When I was at Fortune, I interviewed many successful people, like Melinda Gates, and all these people were like “Wow, she's the most successful philanthropic woman in the world.” I don't idolize them because I think idolizing people is just worshiping perfect versions of really imperfect people. When Melinda and Bill Gates went on their tour, doing interviews together, people were viewing them as relationship goals. In my head, I thought that was really dangerous, because nobody knows what's going on behind closed doors and as we came to find out, things weren't so perfect and they ended up divorcing. If you worship people, if you idolize them, they will always kind of disappoint you. 

I like a messy life, because I know that things aren't perfect and to me, that is success. 

Potolicchio: What is a book that we should pair with “Hidden Genius”? Think about a book that we should read either before, or after, or at the same time. Is there a book that belongs on the shelf right next to it? I mean, of course, your second book, which I know you are going to start writing tomorrow, but is there another book that you think we should have? 

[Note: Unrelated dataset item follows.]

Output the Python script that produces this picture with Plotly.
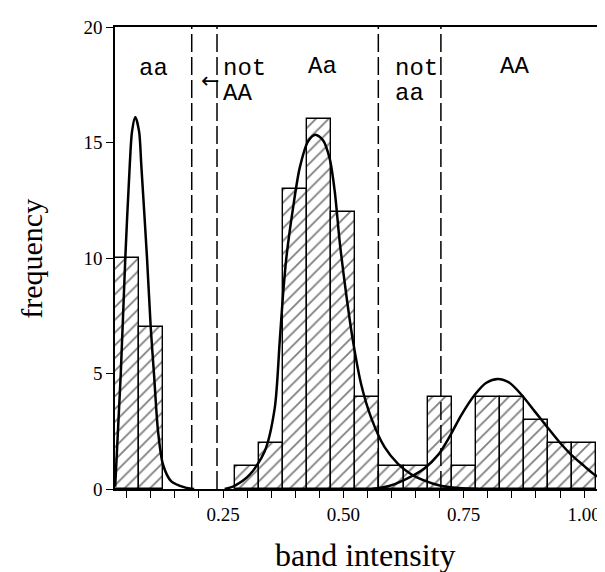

Pompliano: I actually reread this book, it's Oprah's, the one that I mentioned before, it's called “What I know for sure”. It's honestly just little tidbits of her life, where she has learned lessons from all the people she has interviewed. There is so much value in interviewing people, observing them, even if you've never met them, because you get to hear how they think, how they reason, and you extract what you want to learn. It's the learnings you should extract, not the flashy, like “I am Kim Kardashian, everything's perfect.” It's the gritty, what makes you, you and where you have failed?